Elementary number theory with a focus on both history and theory is studied. Topics include the Euclidean Algorithm, Diophantine equations, the Fundamental Theorem of Arithmetic, congruences, number-theoretic functions, primitive roots, continued fractions, and the theorems of Fermat, Wilson, and Euler. Prerequisites: MATH 228 and MATH 247 or permission of instructor.

**MATH 447 Introduction to Real Analysis** (3)

This is a rigorous development of the fundamental concepts of analysis, including the real number system, functions, sequences, limits, continuity, convergence, differentiation, integration and series. Prerequisite: MATH 248 or permission of instructor.

**MATH 457 to Complex Analysis** (3)

This course develops the theory of complex analysis. Topics include the complex number systems, limits, sequences, analytic functions, the Laplace equation, contour integrals, Cauchy integral theorems, power series, singularities and conformal mapping. Prerequisite: MATH 248 or permission of instructor.

**MATH 472 Topology** (3)

This is an introduction to point-set topology or algebraic topology. Possible topics include metric spaces, normal and regular spaces, compactness, connectedness, continuity of mappings, homotopy and homology groups, fixed-point theorems and knot theory. Prerequisite: MATH 248 or permission of instructor.

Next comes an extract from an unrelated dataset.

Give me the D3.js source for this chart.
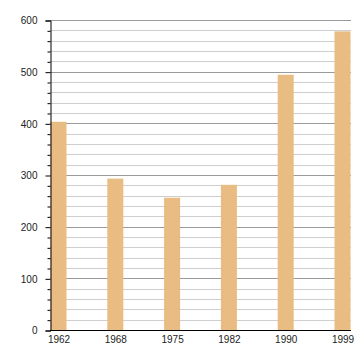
<!DOCTYPE html>
<html><head><meta charset="utf-8">
<script src="https://cdn.jsdelivr.net/npm/d3@7/dist/d3.min.js"></script>
<style>html,body{margin:0;padding:0;background:#fff;}svg{display:block;}</style>
</head><body>
<svg id="c" width="360" height="360"></svg>
<script>
const years = ["1962", "1968", "1975", "1982", "1990", "1999"];
const values = [403, 293, 256, 281, 494, 578];
const yMajorTicks = [0, 100, 200, 300, 400, 500, 600];
const yMinorTicks = d3.range(0, 601, 20).filter(v => v % 100 !== 0);

const svg = d3.select("#c");
const mLeft = 50, mRight = 351, mTop = 20, mBottom = 330;
const y = d3.scaleLinear().domain([0, 600]).range([mBottom, mTop]);
const x = d3.scalePoint().domain(years).range([58.5, 342.5]);
const barW = 16;
const font = "'Liberation Sans', Arial, sans-serif";

// minor grid
svg.append("g").selectAll("line").data(yMinorTicks).join("line")
  .attr("x1", mLeft).attr("x2", mRight)
  .attr("y1", d => Math.round(y(d)) + 0.5).attr("y2", d => Math.round(y(d)) + 0.5)
  .attr("stroke", "#cfcfcf").attr("stroke-width", 1);
// major grid
svg.append("g").selectAll("line").data(yMajorTicks.filter(d => d > 0)).join("line")
  .attr("x1", mLeft).attr("x2", mRight)
  .attr("y1", d => Math.round(y(d)) + 0.5).attr("y2", d => Math.round(y(d)) + 0.5)
  .attr("stroke", "#9a9a9a").attr("stroke-width", 1);

// bars
svg.append("g").selectAll("rect").data(values).join("rect")
  .attr("x", (d, i) => x(years[i]) - barW / 2)
  .attr("width", barW)
  .attr("y", d => y(d))
  .attr("height", d => y(0) - y(d))
  .attr("fill", "#e8bc82");

// y axis major
const yAxis = d3.axisLeft(y).tickValues(yMajorTicks).tickSize(5).tickPadding(8).tickFormat(d3.format("d"));
const gy = svg.append("g").attr("transform", `translate(${mLeft + 0.5},0.5)`).call(yAxis);
gy.select(".domain").attr("stroke", "#000");
gy.selectAll(".tick line").attr("stroke", "#000");
gy.selectAll("text").attr("font-family", font).attr("font-size", 10).attr("fill", "#222");
// y axis minor
const gym = svg.append("g").attr("transform", `translate(${mLeft + 0.5},0.5)`)
  .call(d3.axisLeft(y).tickValues(yMinorTicks).tickSize(3).tickFormat(""));
gym.select(".domain").remove();
gym.selectAll(".tick line").attr("stroke", "#000");

// x axis
const xAxis = d3.axisBottom(x).tickSize(0).tickPadding(5);
const gx = svg.append("g").attr("transform", `translate(0,${mBottom + 0.5})`).call(xAxis);
gx.select(".domain").attr("d", `M${mLeft},0H${mRight}`).attr("stroke", "#000");
gx.selectAll("text").attr("font-family", font).attr("font-size", 10).attr("fill", "#222");
</script>
</body></html>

**MATH 484 Numerical Methods** (3)

This course examines a variety of numerical methods for applications of mathematics. Topics include the numerical solution to nonlinear equations, interpolation, numerical differentiation and integration, and the numerical solution to differential equations. Prerequisites: MATH 248 or permission of instructor. Same as CMSCI 484.

**MATH 488 Operations Research** (3)

This is an introductory course in operations research. Topics are selected from linear programming, network models, project scheduling, stochastic processes, game theory, queuing theory, decision analysis, non-linear programming, dynamic programming, simulation, and forecasting. Prerequisite: MATH 248 or permission of instructor.

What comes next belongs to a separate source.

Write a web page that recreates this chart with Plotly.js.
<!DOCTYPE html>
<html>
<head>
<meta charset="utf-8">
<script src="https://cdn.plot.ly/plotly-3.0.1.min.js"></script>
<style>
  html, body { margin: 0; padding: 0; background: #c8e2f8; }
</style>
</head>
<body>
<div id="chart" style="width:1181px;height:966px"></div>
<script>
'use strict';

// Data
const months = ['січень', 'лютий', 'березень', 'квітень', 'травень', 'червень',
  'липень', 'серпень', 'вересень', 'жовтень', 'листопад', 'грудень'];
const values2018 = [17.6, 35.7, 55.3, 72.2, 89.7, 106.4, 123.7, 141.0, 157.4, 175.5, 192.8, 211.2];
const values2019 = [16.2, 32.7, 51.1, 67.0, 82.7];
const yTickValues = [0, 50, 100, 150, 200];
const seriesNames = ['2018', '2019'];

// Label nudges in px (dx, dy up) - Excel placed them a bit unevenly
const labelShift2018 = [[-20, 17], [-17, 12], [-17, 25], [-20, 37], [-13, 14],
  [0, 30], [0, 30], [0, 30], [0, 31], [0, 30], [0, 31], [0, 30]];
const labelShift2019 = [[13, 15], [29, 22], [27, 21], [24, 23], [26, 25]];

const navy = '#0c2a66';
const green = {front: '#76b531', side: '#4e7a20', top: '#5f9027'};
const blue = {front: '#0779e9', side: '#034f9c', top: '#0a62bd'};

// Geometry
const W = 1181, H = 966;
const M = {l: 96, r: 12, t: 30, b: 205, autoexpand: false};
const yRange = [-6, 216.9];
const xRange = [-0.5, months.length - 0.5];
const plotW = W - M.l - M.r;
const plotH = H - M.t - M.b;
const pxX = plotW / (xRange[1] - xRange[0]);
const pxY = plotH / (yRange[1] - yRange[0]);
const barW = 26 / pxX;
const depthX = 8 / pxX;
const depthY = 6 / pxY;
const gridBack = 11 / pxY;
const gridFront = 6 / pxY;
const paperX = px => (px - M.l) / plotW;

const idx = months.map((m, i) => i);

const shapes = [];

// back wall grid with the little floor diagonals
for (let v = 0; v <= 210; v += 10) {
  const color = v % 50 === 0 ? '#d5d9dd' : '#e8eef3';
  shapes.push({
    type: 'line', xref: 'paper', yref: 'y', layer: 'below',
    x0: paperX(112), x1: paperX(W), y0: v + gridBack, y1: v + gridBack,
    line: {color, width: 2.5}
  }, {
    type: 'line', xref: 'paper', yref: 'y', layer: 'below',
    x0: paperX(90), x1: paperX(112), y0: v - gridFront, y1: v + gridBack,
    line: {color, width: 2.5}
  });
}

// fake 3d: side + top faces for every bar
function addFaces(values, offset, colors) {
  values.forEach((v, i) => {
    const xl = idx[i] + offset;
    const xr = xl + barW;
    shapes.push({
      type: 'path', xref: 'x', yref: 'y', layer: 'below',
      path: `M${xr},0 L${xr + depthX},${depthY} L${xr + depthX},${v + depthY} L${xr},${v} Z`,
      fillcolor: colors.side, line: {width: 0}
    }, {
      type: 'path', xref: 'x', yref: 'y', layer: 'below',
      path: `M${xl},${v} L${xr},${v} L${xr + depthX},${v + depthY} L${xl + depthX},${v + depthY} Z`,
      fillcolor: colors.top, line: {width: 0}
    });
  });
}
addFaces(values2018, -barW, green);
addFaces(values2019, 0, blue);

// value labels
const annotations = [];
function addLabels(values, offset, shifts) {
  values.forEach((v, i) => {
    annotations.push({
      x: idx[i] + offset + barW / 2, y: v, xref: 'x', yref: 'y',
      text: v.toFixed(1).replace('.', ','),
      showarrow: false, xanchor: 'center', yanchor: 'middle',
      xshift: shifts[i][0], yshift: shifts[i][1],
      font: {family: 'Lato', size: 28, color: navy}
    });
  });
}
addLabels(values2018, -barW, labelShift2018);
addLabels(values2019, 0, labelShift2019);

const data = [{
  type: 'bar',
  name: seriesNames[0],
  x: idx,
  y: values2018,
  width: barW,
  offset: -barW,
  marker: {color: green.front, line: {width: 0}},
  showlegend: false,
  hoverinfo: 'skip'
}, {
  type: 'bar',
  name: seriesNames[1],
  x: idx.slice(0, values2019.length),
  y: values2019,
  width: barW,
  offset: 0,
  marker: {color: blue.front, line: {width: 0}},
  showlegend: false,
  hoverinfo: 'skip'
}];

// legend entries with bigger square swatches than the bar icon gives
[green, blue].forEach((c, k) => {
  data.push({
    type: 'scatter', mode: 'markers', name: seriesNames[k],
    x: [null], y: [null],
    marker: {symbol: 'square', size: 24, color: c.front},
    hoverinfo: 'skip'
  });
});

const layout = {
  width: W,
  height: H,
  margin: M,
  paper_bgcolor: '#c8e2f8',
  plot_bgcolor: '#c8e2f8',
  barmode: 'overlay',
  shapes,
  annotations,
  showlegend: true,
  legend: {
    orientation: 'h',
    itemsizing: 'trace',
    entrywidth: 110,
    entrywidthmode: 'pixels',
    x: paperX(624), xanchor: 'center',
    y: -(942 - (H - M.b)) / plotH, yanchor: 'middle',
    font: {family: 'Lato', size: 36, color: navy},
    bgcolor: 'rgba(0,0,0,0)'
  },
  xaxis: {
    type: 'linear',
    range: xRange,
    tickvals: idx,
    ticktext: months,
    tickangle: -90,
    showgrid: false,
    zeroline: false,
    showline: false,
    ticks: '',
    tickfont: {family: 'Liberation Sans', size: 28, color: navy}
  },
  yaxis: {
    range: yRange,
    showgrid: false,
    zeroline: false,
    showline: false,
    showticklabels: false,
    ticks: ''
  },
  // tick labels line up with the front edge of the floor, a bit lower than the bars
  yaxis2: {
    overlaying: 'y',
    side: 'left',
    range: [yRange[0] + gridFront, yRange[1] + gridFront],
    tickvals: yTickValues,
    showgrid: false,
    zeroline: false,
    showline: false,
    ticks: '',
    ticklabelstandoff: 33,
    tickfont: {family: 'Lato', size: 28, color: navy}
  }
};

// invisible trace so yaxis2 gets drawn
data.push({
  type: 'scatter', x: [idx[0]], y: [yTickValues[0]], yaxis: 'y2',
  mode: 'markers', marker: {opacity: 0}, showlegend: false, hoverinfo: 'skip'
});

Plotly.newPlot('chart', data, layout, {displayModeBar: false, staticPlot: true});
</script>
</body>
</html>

**MATH 489 Modeling and Simulation** (3)

This course develops mathematical models and techniques for constructing mathematical models. Topics may include population growth, epidemics, scheduling problems, predator-prey interaction, transportation, economic and stochastic models. Prerequisite: MATH 248 or permission of instructor. Same as CMSCI 489.

**MATH 492, 493 Practicum** (1-3)

Practicum presents an opportunity to gain practical experience through a one semester internship. The nature of the work experience and the number of credits must be approved in advance by the department chair.

**MATH 495, 496 Seminar I, II** (1, 1)

Each of these courses is designed to enhance the comprehension of the fundamental concepts of higher mathematics and to develop an understanding of their organization. Each course may involve applying ideas and techniques learned in earlier classes to solve mathematical and applied problems, and they may also involve directed reading and study in contemporary publications.

**MATH 497 Undergraduate Research in Mathematics** (1-3)

Under the supervision of a faculty instructor, students conduct research on mathematical questions posed by the student or the instructor. Work may be done individually or in teams as determined by the instructor. The course prerequisites and enrollment limitation vary with the instructor and topic. Prerequisites: permission of instructor.

**MATH 499 Special Topics in Mathematics** (3)

Students work on advanced projects or study in some area of mathematics. Examples include partial differential equations, advanced complex number theory, or harmonic analysis. This course is offered at the discretion of the department with regard to the needs and aptitudes of the students.